Strong bounds for large-scale Minimum Sum-of-Squares Clustering
Anna Livia Croella, Veronica Piccialli, Antonio M. Sudoso
TL;DR
This work tackles the challenge of validating global optimality in Minimum Sum-of-Squares Clustering (MSSC) on large-scale data by introducing a divide-and-conquer framework guided by an anticlustering auxiliary problem. By reformulating MSSC with Huygens' theorem, it derives a strong lower bound LB^* = sum_t MSSC(S_t,K) and analyzes the gap into per-subset suboptimality and between-subset dispersion, providing insight into bound tightness.
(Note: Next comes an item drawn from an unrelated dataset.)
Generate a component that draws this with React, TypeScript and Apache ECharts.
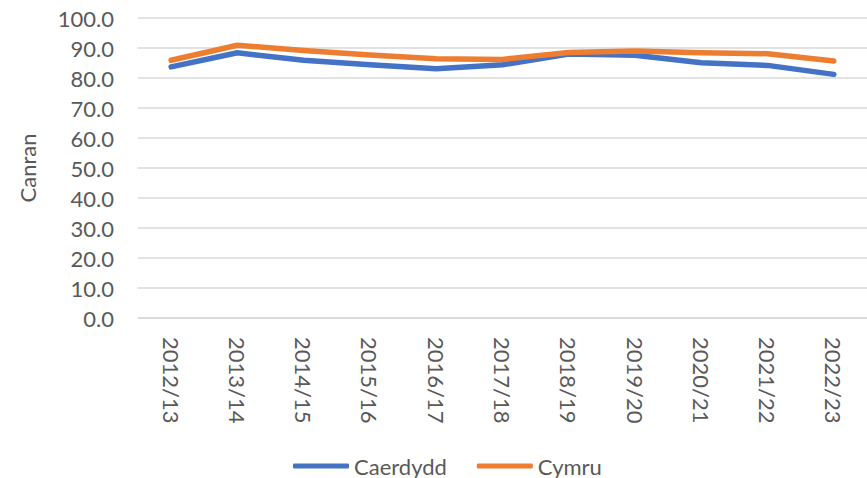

The AVOC algorithm operationalizes this approach: it (i) constructs anticlustering partitions, (ii) evaluates lower-bound candidates using SOS-SDP or k-means as an efficient proxy, and (iii) iteratively swaps elements to maximize the bound, yielding certified optimality gaps often below 3%. Extensive synthetic and real-world experiments demonstrate that AVOC delivers tight certificates within practical times (often under a few hours) for datasets up to ~18k points, representing a meaningful tool for large-scale MSSC validation. Overall, the method fills a critical gap by enabling quantitative solution quality guarantees for MSSC in settings where exact optimization is intractable, with potential extensions to constrained variants and further scalability improvements.
Abstract
Clustering is a fundamental technique in data analysis and machine learning, used to group similar data points together. Among various clustering methods, the Minimum Sum-of-Squares Clustering (MSSC) is one of the most widely used. MSSC aims to minimize the total squared Euclidean distance between data points and their corresponding cluster centroids. Due to the unsupervised nature of clustering, achieving global optimality is crucial, yet computationally challenging. The complexity of finding the global solution increases exponentially with the number of data points, making exact methods impractical for large-scale datasets. Even obtaining strong lower bounds on the optimal MSSC objective value is computationally prohibitive, making it difficult to assess the quality of heuristic solutions. We address this challenge by introducing a novel method to validate heuristic MSSC solutions through optimality gaps. Our approach employs a divide-and-conquer strategy, decomposing the problem into smaller instances that can be handled by an exact solver. The decomposition is guided by an auxiliary optimization problem, the "anticlustering problem", for which we design an efficient heuristic. Computational experiments demonstrate the effectiveness of the method for large-scale instances, achieving optimality gaps below 3% in most cases while maintaining reasonable computational times. These results highlight the practicality of our approach in assessing feasible clustering solutions for large datasets, bridging a critical gap in MSSC evaluation.